For those of us with mice and Rat problems, the old idea of opening the hood is NOT enough with modern cars as the internal engine plastic shrouds provide ample “dark” corners (not to mention the space above the gas tank with all those tasty wires and hoses).
If you find droppings in your engine bay, air filter, you have serious costs about to incur.
How much? The last wiring harness for the Lexus RX300 cost us 3,500 to replace.
Not fun (even if the insurance company paid for it).
And the one time my wife drove off without checking the engine compartment, the wood the little creatures brought in, logged into the throttle cable and the engine raced her up to 75 (in a 50) before she got it to stop (an emergency by any definition).
So, the cure?
Open the hood. place a Victor two frequency rat sonic device on top of the cam cover, put a block or anything that will work as a spacer on the front cross member, close the hood (but it will not shut). Loop the wire extension over the front driver’s wing-mirror so you don’t; forget you’re plugged in.
Result? In two years, not one dropping, nothing above the gas tank (it was checked recently for an unrelated fault and was dropped - all unchewed), nothing anywhere in the engine bay.
Guys, this is the kind of stuff @RobertGift would think of . . .
I haven’t seen those but at the farm store last year they had the plug in types on sale with a rebate for almost nothing. They spit out a frequency that is supposed to drive the little buggers nuts. I’ve always wondered if they work or not. So do they?
The other thing is that for $3500 if you do the work yourself, you can build a pretty tight garage.
There is one thing that works…well. Decon. If you are going through that bother, just place the poison there instead and completely close the hood. Domestic animals are too large to bother with motor compartments…unless it’s someone’s pet mouse. Decon doesn’t differentiate…so ask around first. ;=) To save another $3500, I have no problem killing these critters.
@Bing, good suggestion for the money for weather, but I know of no garage that mice can’t get into. For an extra $3500, just find a barn owl. They are killing machines and you can just let nature take it’s course. Just don’t wear a coonskin cap. They don’t differentiate either.
Btw, I tried one of those electronic gizmos. It did nothing for the mice, but it did keep the giraffes away. Haven’t seen a one.
This is what we use to prevent rodents from going near vehicles.
Tester
" . . . but it did keep the giraffes away."
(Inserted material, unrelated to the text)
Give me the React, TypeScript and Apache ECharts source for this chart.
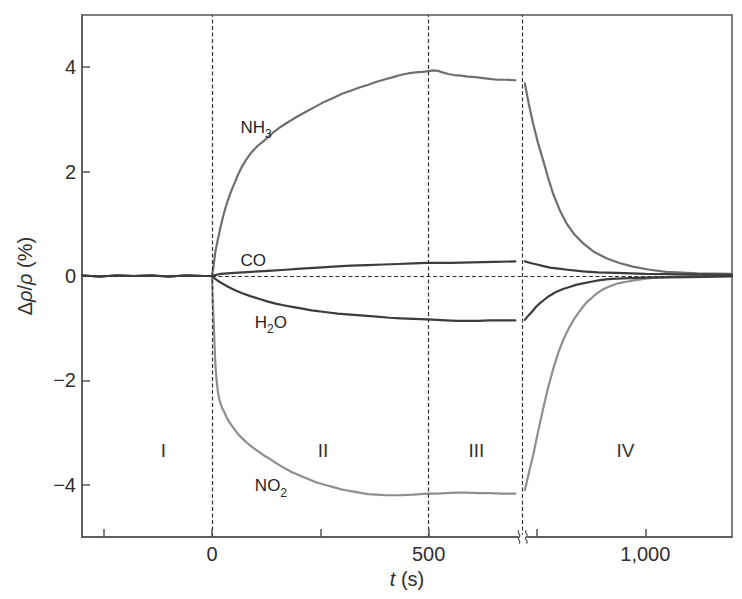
import React, { useEffect, useRef } from "react";
import * as echarts from "echarts";

// ---- axes ----
const xMin = -300;
const xMax = 1200;
const yMin = -5;
const yMax = 5;
const xLabelValues = [0, 500, 1000];
const xTickValues = [-250, 0, 250, 500, 750, 1000];
const yTickValues = [-4, -2, 0, 2, 4];
const phaseBoundaries = [0, 500, 717];
const breakAt = 717;

// ---- data: t (s), Δρ/ρ (%) ----
const baseline = [
  [-300, 0.01], [-260, -0.01], [-220, 0.01], [-180, 0], [-140, 0.01],
  [-100, -0.01], [-60, 0.01], [-20, 0],
];

const nh3Exposure = [
  [0, 0], [2, 0.1], [4, 0.22], [8, 0.48], [14, 0.72], [20, 0.95], [25, 1.12],
  [31, 1.3], [37, 1.46], [44, 1.62], [52, 1.78], [60, 1.94], [68, 2.08],
  [79, 2.23], [90, 2.36], [105, 2.49], [121, 2.6], [140, 2.74], [159, 2.86],
  [178, 2.96], [198, 3.06], [220, 3.16], [240, 3.25], [260, 3.34], [282, 3.42],
  [300, 3.49], [320, 3.55], [340, 3.61], [359, 3.66], [380, 3.72], [400, 3.77],
  [418, 3.81], [435, 3.85], [452, 3.88], [470, 3.9], [485, 3.91], [496, 3.92],
  [510, 3.94], [522, 3.93], [532, 3.9], [545, 3.87], [558, 3.85], [575, 3.84],
  [590, 3.82], [608, 3.81], [626, 3.79], [645, 3.77], [660, 3.76], [680, 3.76],
  [700, 3.75],
];
const nh3Recovery = [
  [722, 3.69], [731, 3.3], [741, 2.92], [752, 2.56], [764, 2.22], [775, 1.9],
  [787, 1.58], [802, 1.27], [818, 1.01], [836, 0.8], [856, 0.63], [880, 0.47],
  [910, 0.34], [940, 0.25], [971, 0.18], [1010, 0.12], [1048, 0.08],
  [1120, 0.05], [1200, 0.04],
];

const coExposure = [
  [0, 0], [8, 0.02], [20, 0.04], [52, 0.06], [90, 0.08], [130, 0.1], [170, 0.12],
  [205, 0.14], [245, 0.16], [280, 0.18], [320, 0.2], [359, 0.21], [395, 0.22],
  [430, 0.23], [465, 0.24], [496, 0.25], [550, 0.25], [600, 0.26], [650, 0.27],
  [700, 0.28],
];
const coRecovery = [
  [722, 0.28], [735, 0.25], [750, 0.22], [765, 0.19], [780, 0.16], [800, 0.14],
  [820, 0.12], [856, 0.09], [890, 0.07], [933, 0.06], [1000, 0.04],
  [1100, 0.03], [1200, 0.02],
];

const h2oExposure = [
  [0, 0], [5, -0.04], [10, -0.07], [17, -0.11], [25, -0.15], [38, -0.21],
  [52, -0.27], [70, -0.33], [90, -0.39], [110, -0.44], [129, -0.49],
  [147, -0.53], [165, -0.56], [185, -0.59], [205, -0.62], [230, -0.66],
  [260, -0.69], [290, -0.72], [320, -0.74], [350, -0.76], [380, -0.78],
  [410, -0.8], [435, -0.81], [465, -0.82], [496, -0.83], [520, -0.84],
  [540, -0.85], [565, -0.86], [588, -0.86], [615, -0.86], [640, -0.85],
  [670, -0.85], [700, -0.85],
];
const h2oRecovery = [
  [722, -0.84], [731, -0.75], [740, -0.67], [748, -0.59], [757, -0.52],
  [766, -0.46], [775, -0.4], [785, -0.35], [795, -0.3], [810, -0.25],
  [825, -0.21], [840, -0.17], [856, -0.14], [875, -0.11], [895, -0.08],
  [915, -0.06], [933, -0.05], [965, -0.04], [1000, -0.03], [1100, -0.02],
  [1200, -0.01],
];

const no2Exposure = [
  [0, 0], [2, -0.5], [4, -0.9], [5, -1.1], [6.5, -1.45], [8, -1.73], [11, -2.03],
  [14, -2.24], [17, -2.36], [20, -2.45], [24, -2.54], [29, -2.62], [34, -2.71],
  [40, -2.8], [46, -2.87], [52, -2.94], [60, -3.03], [70, -3.11], [80, -3.19],
  [90, -3.26], [100, -3.32], [110, -3.38], [120, -3.44], [129, -3.48],
  [147, -3.58], [165, -3.67], [185, -3.76], [205, -3.83], [222, -3.89],
  [240, -3.95], [260, -4.0], [282, -4.05], [300, -4.09], [320, -4.12],
  [340, -4.15], [359, -4.18], [380, -4.19], [400, -4.2], [420, -4.2],
  [435, -4.2], [465, -4.19], [496, -4.17], [520, -4.17], [540, -4.16],
  [565, -4.15], [588, -4.15], [615, -4.16], [640, -4.16], [670, -4.17],
  [700, -4.17],
];
const no2Recovery = [
  [722, -4.1], [731, -3.78], [741, -3.44], [752, -3.0], [764, -2.55],
  [775, -2.16], [787, -1.79], [800, -1.45], [809, -1.26], [818, -1.09],
  [827, -0.95], [836, -0.82], [846, -0.7], [856, -0.59], [865, -0.5],
  [875, -0.43], [884, -0.36], [894, -0.3], [906, -0.24], [920, -0.19],
  [937, -0.14], [956, -0.11], [978, -0.08], [1000, -0.05], [1024, -0.03],
  [1048, -0.02], [1100, 0], [1200, 0],
];

// ---- annotations ----
const phaseLabels = ["I", "II", "III", "IV"];
const phaseLabelT = [-112, 256, 610, 954];
const phaseLabelY = -3.35;
const gasLabels = ["{m|NH}{s|3}", "{m|CO}", "{m|H}{s|2}{m|O}", "{m|NO}{s|2}"];
const gasLabelPos = [
  [102, 2.85],
  [95, 0.3],
  [136, -0.89],
  [136, -4.02],
];

const FONT = "Liberation Sans, Arial, sans-serif";
const TEXT = "#2e2e2e";
const LABEL = "#1f1f1f";
const AXIS = "#555";
const DARK = "#3c3c3c";
const MID = "#6f6f6f";
const LIGHT = "#8e8e8e";

const W = 742;
const H = 599;
const GRID = { left: 82, right: 10, top: 15, bottom: 62 };
const plotW = W - GRID.left - GRID.right;
const plotH = H - GRID.top - GRID.bottom;
const tickPx = 8;
const tickLenY = (tickPx / plotH) * (yMax - yMin);
const tickLenX = (tickPx / plotW) * (xMax - xMin);

function lineSeries(name: string, data: number[][], color: string, z: number) {
  return {
    name,
    type: "line",
    data,
    showSymbol: false,
    symbol: "none",
    smooth: false,
    z,
    lineStyle: { color, width: 2.2, join: "round", cap: "round" },
    silent: true,
  };
}

function buildOption() {
  return {
    animation: false,
    grid: {
      ...GRID,
      show: true,
      borderColor: AXIS,
      borderWidth: 1.5,
      containLabel: false,
    },
    xAxis: {
      type: "value",
      min: xMin,
      max: xMax,
      interval: 50,
      name: "{i|t}{n| (s)}",
      nameLocation: "middle",
      nameGap: 30,
      nameTextStyle: {
        rich: {
          i: { fontFamily: FONT, fontSize: 20, fontStyle: "italic", color: TEXT },
          n: { fontFamily: FONT, fontSize: 20, color: TEXT },
        },
      },
      axisLine: { show: true, onZero: false, lineStyle: { color: AXIS, width: 1.5 } },
      axisTick: { show: false },
      splitLine: { show: false },
      axisLabel: {
        margin: 7,
        fontFamily: FONT,
        fontSize: 20,
        color: TEXT,
        formatter: (v: number) =>
          xLabelValues.includes(v) ? v.toLocaleString("en-US") : "",
      },
    },
    yAxis: {
      type: "value",
      min: yMin,
      max: yMax,
      interval: 1,
      name: "{n|Δ}{i|ρ}{n|/}{i|ρ}{n| (%)}",
      nameLocation: "middle",
      nameGap: 47,
      nameRotate: 90,
      nameTextStyle: {
        rich: {
          i: { fontFamily: FONT, fontSize: 20, fontStyle: "italic", color: TEXT },
          n: { fontFamily: FONT, fontSize: 20, color: TEXT },
        },
      },
      axisLine: { show: true, onZero: false, lineStyle: { color: AXIS, width: 1.5 } },
      axisTick: { show: false },
      splitLine: { show: false },
      axisLabel: {
        margin: 6,
        fontFamily: FONT,
        fontSize: 20,
        color: TEXT,
        formatter: (v: number) =>
          yTickValues.includes(v) ? String(v).replace("-", "\u2212") : "",
      },
    },
    series: [
      // helper: ticks, dashed phase lines, axis break
      {
        type: "line",
        data: [[xMin, 0]],
        symbol: "none",
        lineStyle: { opacity: 0 },
        silent: true,
        z: 1,
        markLine: {
          silent: true,
          symbol: ["none", "none"],
          label: { show: false },
          animation: false,
          data: [
            ...phaseBoundaries.map((v) => ({
              xAxis: v,
              lineStyle: { color: "#333", width: 1.2, type: [4, 2.5] },
            })),
            { yAxis: 0, lineStyle: { color: "#333", width: 1.2, type: [4, 2.5] } },
            ...xTickValues.map((v) => [
              { coord: [v, yMin], lineStyle: { color: AXIS, width: 1.5, type: "solid" } },
              { coord: [v, yMin + tickLenY] },
            ]),
            ...yTickValues.map((v) => [
              { coord: [xMin, v], lineStyle: { color: AXIS, width: 1.5, type: "solid" } },
              { coord: [xMin + tickLenX, v] },
            ]),
          ],
        },
        markPoint: {
          silent: true,
          animation: false,
          label: { show: false },
          data: [
            {
              coord: [breakAt, yMin],
              symbol: "rect",
              symbolSize: [9, 5],
              itemStyle: { color: "#fff" },
            },
            {
              coord: [breakAt, yMin],
              symbol:
                "path://M2,0 C0,2 4,4 2,6 C0,8 4,10 2,12 M7,0 C5,2 9,4 7,6 C5,8 9,10 7,12",
              symbolSize: [9, 13],
              itemStyle: { color: "none", borderColor: "#444", borderWidth: 1.2 },
            },
          ],
        },
      },
      lineSeries("NH3", [...baseline, ...nh3Exposure], MID, 2),
      lineSeries("NH3 recovery", nh3Recovery, MID, 2),
      lineSeries("NO2", [...baseline, ...no2Exposure], LIGHT, 3),
      lineSeries("NO2 recovery", no2Recovery, LIGHT, 3),
      lineSeries("CO", [...baseline, ...coExposure], DARK, 4),
      lineSeries("CO recovery", coRecovery, DARK, 4),
      lineSeries("H2O", [...baseline, ...h2oExposure], DARK, 5),
      lineSeries("H2O recovery", h2oRecovery, DARK, 5),
      {
        type: "scatter",
        silent: true,
        symbolSize: 1,
        itemStyle: { color: "#ffffff", opacity: 1 },
        z: 6,
        data: gasLabels.map((name, i) => ({ name, value: gasLabelPos[i] })),
        label: {
          show: true,
          position: "inside",
          color: LABEL,
          opacity: 1,
          textBorderWidth: 0,
          formatter: (p: any) => p.name,
          rich: {
            m: {
              fontFamily: FONT,
              fontSize: 17,
              lineHeight: 26,
              verticalAlign: "middle",
              color: LABEL,
              textBorderWidth: 0,
            },
            s: {
              fontFamily: FONT,
              fontSize: 12,
              lineHeight: 12,
              verticalAlign: "bottom",
              color: LABEL,
              textBorderWidth: 0,
            },
          },
        },
      },
      {
        type: "scatter",
        silent: true,
        symbolSize: 1,
        itemStyle: { color: "#ffffff", opacity: 1 },
        z: 6,
        data: phaseLabels.map((name, i) => ({ name, value: [phaseLabelT[i], phaseLabelY] })),
        label: {
          show: true,
          position: "inside",
          opacity: 1,
          formatter: (p: any) => p.name,
          fontFamily: FONT,
          fontSize: 19,
          color: "#333",
          textBorderWidth: 0,
        },
      },
    ],
  };
}

export default function App() {
  const ref = useRef<HTMLDivElement>(null);
  useEffect(() => {
    if (!ref.current) return;
    const chart = echarts.init(ref.current, null, { renderer: "svg" });
    chart.setOption(buildOption() as any);
    return () => chart.dispose();
  }, []);
  return (
    <div
      ref={ref}
      style={{ position: "absolute", left: 0, top: 0, width: W, height: H, background: "#fff" }}
    />
  );
}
Nice to know that it works in an African nature preserve
LOL
Electronic snake oil…
A long time friend of mine had a problem with a mouse in his house once and nothing seemed to phase that rodent. Traps, poison, none of it worked and sometimes while watching TV late in the evening he would see it run back and forth by the baseboard near the TV.
A few beers in one night and having had enough, he dragged out the muzzle-loader .45 pistol he had built, sat with gun in hand for an hour, and took care of the rodent problem once and for all. The mouse removal process did create some household interior work due to the large holes in the baseboards and floor in the adjoining room. A .22 or air rifle would have been a bit more discrete…
The mouse was a moot point and word must have spread in the vermin community; he never had mice again…
Muzzle loader .45 pistol in a house ? You think it was the noise that scared them off ?
The noise could very well have done it; or the smoke cloud.
One would think that for household use he would have used a half charge instead of a full load of black powder…
He also owns an Uzi. It’s probably best that was not used…
We had mice problems in our garage, which is attached to the house and insulated, but not heated. Nevertheless it is quite warm compared to outside.
We started with mouse traps and Warferin, but they kept coming.
Mice need food and we soon discovered that we had pet food, bird seed and other edibles in the garage. Next step was to get rid of anything edible which meant the pet food was kept in the house the bird seed in METAL garbage cans on the back deck, and any organic stuff like peat moss and the lawnmower, which has always grass stuck under the deck, was also put I the garden shed.
NO more mice now. We have squirrels in the backyard who help themselves to the seed the birds spill.
The reason for the metal garbage cans is the squirrels who literally chewed through the lid to get inside the plastic cans.